Note that a spell with buyback will act as a spider the first time you play it, but then as a rattlesnake every subsequent turn you have mana open. If my foe has a Shattering Pulse and I attack with a few artifact creatures, the first time one of my Golems is blown up, it’s a spider. In future turns, if I decide not to attack with my artificial dudes because my opponent has 5 mana open, it acted as a rattlesnake.

What Are Some Good Spiders You’d Recommend?

Draining Whelk
There are several spiders that I want to recommend here at the end of the article. These have value beyond a simple spider effect that blows one permanent or counters one spell. The first is Draining Whelk. Not only is it a way to counter a spell that might change the board state significantly, but it also is a flying creature of some size. It’s rare that it’s not at least a 5/5 flyer, and you’ll often see it in the double digits. It’s a potent spider. Desertion is another good spider counter because it counters anything, so it has diversity, but it also puts a creature or artifact countered onto your board. It doubles as a nice counter in emergencies and as a way to steal an artifact or creature.

I think Return to Dust is a great, underused Disenchant effect. If you can wait until your turn and play it in a main phase, you can exile two artifacts or enchantments. Exiling one is a great answer because it removes any chance of the target coming back. If you can’t wait, you can still exile one during someone else’s turn. I mention the awesome Orim's Thunder, and it would be a rare R/W casual deck that would not demand having it added. Dismantling Blow will pop an antagonistic artifact or enchantment and draw you two cards if you kick it. There are other good choices as well, such as Relic Crush, Artifact Mutation, Aura Mutation, and Fracturing Gust.

Ray of Command
I like my surprise creature removal to either be versatile, such as Putrefy and Murder, or something that has the potential to off multiple creatures. I’ve mentioned many good options, including Starstorm and Rout. Both are great ways of clearing out an entire attack. A card that steals one creature to block another, like Ray of Command or Act of Aggression, not only stops two creatures from damaging you, but usually slays at least one creature, and often both.

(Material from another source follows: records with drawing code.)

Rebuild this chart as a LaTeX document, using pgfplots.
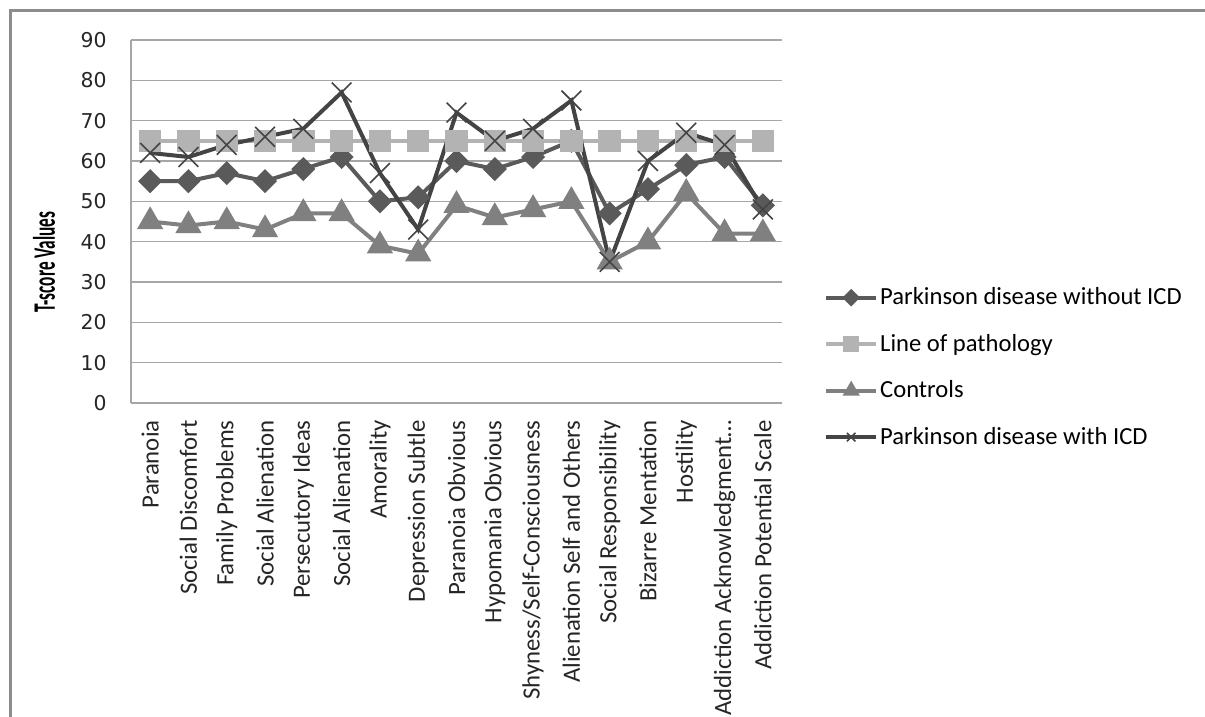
\documentclass[border=0pt]{standalone}
\usepackage{fontspec}
\setmainfont{Carlito}
\newfontfamily\tickfont{DejaVu Sans}
\usepackage{graphicx}
\usepackage{pgfplots}
\usepackage{pgfplotstable}
\pgfplotsset{compat=1.18}

\definecolor{noicd}{HTML}{5A5A5A}
\definecolor{patho}{HTML}{B3B3B3}
\definecolor{ctrl}{HTML}{808080}
\definecolor{icd}{HTML}{444444}
\definecolor{gridgray}{HTML}{A6A6A6}
\definecolor{framegray}{HTML}{8C8C8C}

% MMPI-2 scale T-scores per group
\pgfplotstableread{
idx noicd patho ctrl icd
0   55    65    45   62
1   55    65    44   61
2   57    65    45   64
3   55    65    43   66
4   58    65    47   68
5   61    65    47   77
6   50    65    39   57
7   51    65    37   43
8   60    65    49   72
9   58    65    46   65
10  61    65    48   68
11  65    65    50   75
12  47    65    35   35
13  53    65    40   60
14  59    65    52   67
15  61    65    42   64
16  49    65    42   48
}\scores

\begin{document}
\begin{tikzpicture}[x=1pt,y=1pt]
\useasboundingbox (0,0) rectangle (602.5,358.5);
\draw[framegray, line width=1.2pt] (5.25,-5) -- (5.25,353.25) -- (610,353.25);
\begin{axis}[
  at={(65.5pt,157pt)}, anchor=south west,
  scale only axis, width=325.5pt, height=181.5pt,
  clip=false,
  xmin=-0.5, xmax=16.5, ymin=0, ymax=90,
  xtick={0,...,16},
  ytick={0,10,...,90},
  xticklabels={Paranoia, Social Discomfort, Family Problems, Social Alienation,
    Persecutory Ideas, Social Alienation, Amorality, Depression Subtle,
    Paranoia Obvious, Hypomania Obvious, Shyness/Self-Consciousness,
    Alienation Self and Others, Social Responsibility, Bizarre Mentation,
    Hostility, Addiction Acknowledgment…, Addiction Potential Scale},
  xticklabel style={rotate=90, anchor=east, inner xsep=8.5pt, inner ysep=0pt,
    font=\fontsize{12.4}{14}\selectfont, text=black!85},
  yticklabel style={anchor=east, inner xsep=12pt, inner ysep=0pt,
    font=\tickfont\fontsize{10.2}{12}\selectfont, text=black!85},
  /pgf/number format/assume math mode=true,
  axis x line*=bottom, axis y line*=left,
  axis line style={gridgray, line width=0.8pt, -},
  tick style={draw=none},
  ymajorgrids, grid style={gridgray, line width=0.7pt},
  ylabel={\scalebox{0.72}[1.3]{\bfseries T-score Values}},
  ylabel style={at={(axis description cs:-0.1336,0.388)}, anchor=center,
    font=\fontsize{12}{14}\selectfont},
  legend style={at={(1.055,0.098)}, anchor=west, draw=none, fill=none,
    font=\fontsize{12.3}{14}\selectfont, row sep=13.2pt,
    nodes={inner xsep=1pt, inner ysep=0pt}},
  legend cell align=left,
  legend image code/.code={\draw[mark repeat=2, mark phase=2, #1]
    plot coordinates {(0pt,0pt) (12.5pt,0pt) (25pt,0pt)};},
  every legend image post/.style={mark size=3pt},
]
\addplot[color=noicd, line width=2pt, mark=diamond*, mark size=4.6pt,
  mark options={solid, fill=noicd, xscale=1.333}]
  table[x=idx, y=noicd] {\scores};
\addlegendentry{Parkinson disease without ICD}
\addplot[color=patho, line width=2pt, mark=square*, mark size=4.6pt,
  mark options={solid, fill=patho}]
  table[x=idx, y=patho] {\scores};
\addlegendentry{Line of pathology}
\addplot[color=ctrl, line width=2pt, mark=triangle*, mark size=5.6pt,
  mark options={solid, fill=ctrl}]
  table[x=idx, y=ctrl] {\scores};
\addlegendentry{Controls}
\addplot[color=icd, line width=2pt, mark=x, mark size=7pt,
  mark options={solid, line width=0.8pt}]
  table[x=idx, y=icd] {\scores};
\addlegendentry{Parkinson disease with ICD}
\end{axis}
\end{tikzpicture}
\end{document}
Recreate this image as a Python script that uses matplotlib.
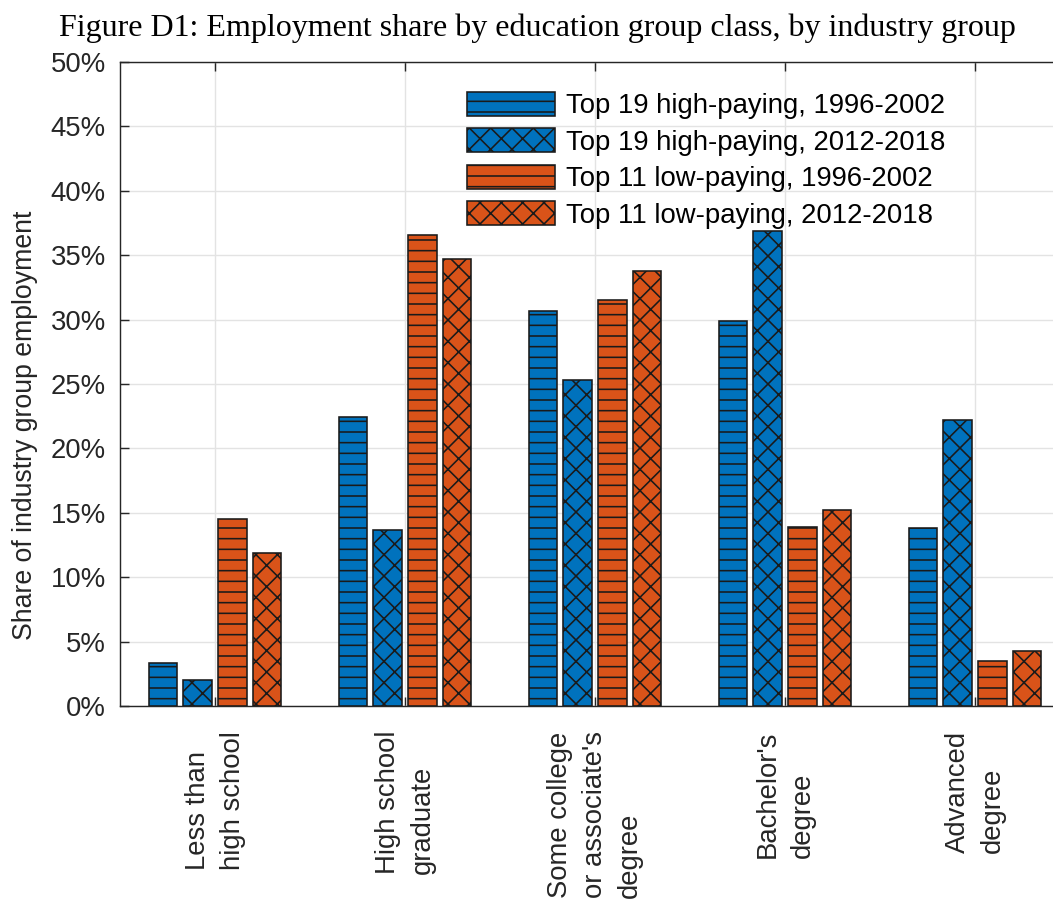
import numpy as np
import matplotlib
matplotlib.use("Agg")
import matplotlib.pyplot as plt

# education groups along the x axis
categories = ["Less than\nhigh school", "High school\ngraduate",
              "Some college\nor associate's\ndegree", "Bachelor's\ndegree",
              "Advanced\ndegree"]

# share of industry group employment (%)
high_1996 = [3.3, 22.4, 30.7, 29.9, 13.8]
high_2012 = [2.0, 13.7, 25.3, 36.9, 22.2]
low_1996 = [14.5, 36.6, 31.5, 13.9, 3.5]
low_2012 = [11.9, 34.7, 33.8, 15.2, 4.3]

series_labels = ["Top 19 high-paying, 1996-2002", "Top 19 high-paying, 2012-2018",
                 "Top 11 low-paying, 1996-2002", "Top 11 low-paying, 2012-2018"]

blue = "#0072BD"
orange = "#D95319"
dark = "#262626"

DPI = 128
FS = 15.5
plt.rcParams["font.family"] = ["Liberation Sans", "DejaVu Sans"]
plt.rcParams["hatch.linewidth"] = 0.9
plt.rcParams["hatch.color"] = "black"

fig = plt.figure(figsize=(1053 / DPI, 907 / DPI), dpi=DPI)
ax = fig.add_axes([120 / 1053, 1 - 706 / 907, 950 / 1053, 644 / 907])

x = np.arange(1, len(categories) + 1)
step = 0.1816
width = 0.15
series = [high_1996, high_2012, low_1996, low_2012]
colors = [blue, blue, orange, orange]
hatches = ["--", "xx", "--", "xx"]

for i, (vals, c, h, lab) in enumerate(zip(series, colors, hatches, series_labels)):
    ax.bar(x + (i - 1.5) * step, vals, width, color=c, edgecolor="#1a1a1a",
           linewidth=0.9, hatch=h, label=lab, zorder=3)

ax.set_xlim(0.5, 5.5)
ax.set_ylim(0, 50)
ax.set_yticks(np.arange(0, 51, 5))
ax.set_yticklabels([f"{v}%" for v in range(0, 51, 5)])
ax.set_xticks(x)
ax.set_xticklabels(categories)
# rotated labels: lines start together, block hangs below the axis
for t in ax.get_xticklabels():
    t.set_rotation(90)
    t.set_va("top")
    t.set_ha("center")
    t.set_multialignment("left")
    t.set_linespacing(1.45)

ax.grid(True, color="#e3e3e3", linewidth=0.8, zorder=0)
ax.set_axisbelow(True)
ax.tick_params(axis="both", direction="in", length=5, width=0.8, color=dark,
               labelcolor=dark, labelsize=FS, top=True, right=True)
ax.tick_params(axis="x", pad=14)
ax.tick_params(axis="y", pad=8)
for s in ax.spines.values():
    s.set_color(dark)
    s.set_linewidth(0.8)

ax.set_ylabel("Share of industry group employment", fontsize=15, color=dark)
ax.yaxis.set_label_coords(-0.086, 0.436)

leg = ax.legend(loc="upper left", bbox_to_anchor=(467 / 1053, 1 - 92 / 907),
                bbox_transform=fig.transFigure, frameon=False, fontsize=FS,
                handlelength=3.2, handleheight=0.95, handletextpad=0.4,
                labelspacing=0.33, borderpad=0, borderaxespad=0)

fig.text(537 / 1053, 1 - 28 / 907,
         "Figure D1: Employment share by education group class, by industry group",
         family=["Liberation Serif", "DejaVu Serif"], fontsize=18,
         ha="center", va="center", color="black")

fig.savefig("out.png", dpi=DPI)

Despite my adoration for card advantage from my spiders, there are two I like to rely on in emergencies. Sometimes, you just have to sacrifice card advantage to stay alive. Firestorm and Vengeful Dreams are my parachutes. When you are falling badly, they can arrest your tumble. When someone is slipping four Dragons through your defense, play Vengeful Dreams, discard four cards, and exile all of them. Yes, you traded five cards for four and need to reload your hand and board position later, but you are still alive.

Most damage prevention is neither a rattlesnake nor a spider. Playing a Fog effect doesn’t destroy anything or endanger a board position. Take a look at Divine Deflection or the lesser Captain's Maneuver, though. They will reduce the damage you or your creatures will take and deal that damage to an opposing creature or player. You can imagine it in combat. It saves a creature or keeps you from taking some damage while you off an attacker. That’s a nice swing. Since one in the hand can also save a creature from damage-based removal, it’s versatile enough for your deck. It’s often a two-for-one trade (I save my creature, and you lose yours).

Spiders are important safety valves that keep you alive and enable the other cards in your deck. Understanding when to include them—while also refraining from overreliance—is key. If you can do that, you will become a better player in multiplayer Magic. Good luck!